3. Prioritise Using the 3Cs of Growth
Focus on three pillars:
- Culture: Does your culture foster growth? Use pulse surveys or AI sentiment analysis tools to assess employee mindsets
- Capacity: Do your teams have the bandwidth for growth initiatives? Leverage task automation tools like Zapier to free up time.
- Capability: Do your employees have the skills needed for growth and future-readiness? Online learning platforms (e.g. Skill Stack, LinkedIn Learning) can provide easy-to-access, tailored skills development.
4. Re-think What You Measure
HR metrics should move away from tracking activity (e.g., new hires) and measure how people are achieving business goals. Whether your key business outcomes are revenue, product innovation, or time efficiency, the data HR provides should show how people are progressing towards these goals. Hacks: tools like PowerBI can quickly provide actionable, data-led insights. More powerful AI-driven analytics are game-changers but require more planning and investment.
5. Build Targeted Business Partnerships
Once HR’s metrics have been realigned, use this data to build strategic partnerships with departments where HR can have the most impact. Collaborate with business units to trial new streamlined ways of working that align with the organisation’s growth objectives.
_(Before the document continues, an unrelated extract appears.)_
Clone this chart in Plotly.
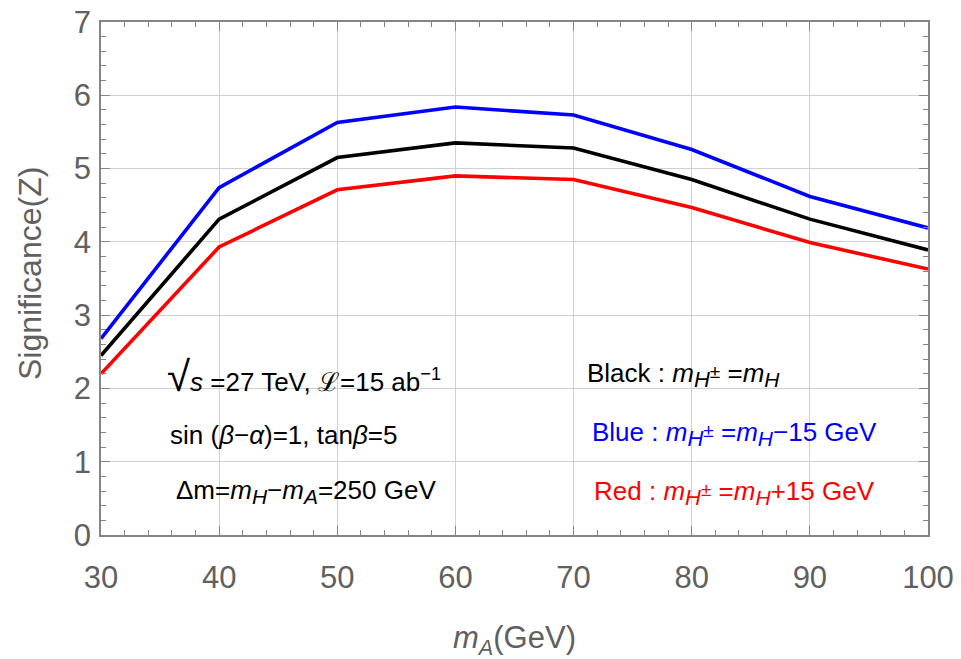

The Future of HR: Do Less to Achieve More
Looking forward, the future of HR isn’t about doing more with less—it’s about doing less to achieve more. By leveraging AI, using data-led insights, and maintaining a growth and skills mindset, HR can become the engine that drives organisational success. In this new model, HR isn’t just a department that maintains processes but a core function that fosters innovation, improves employee experience, and enables business transformation.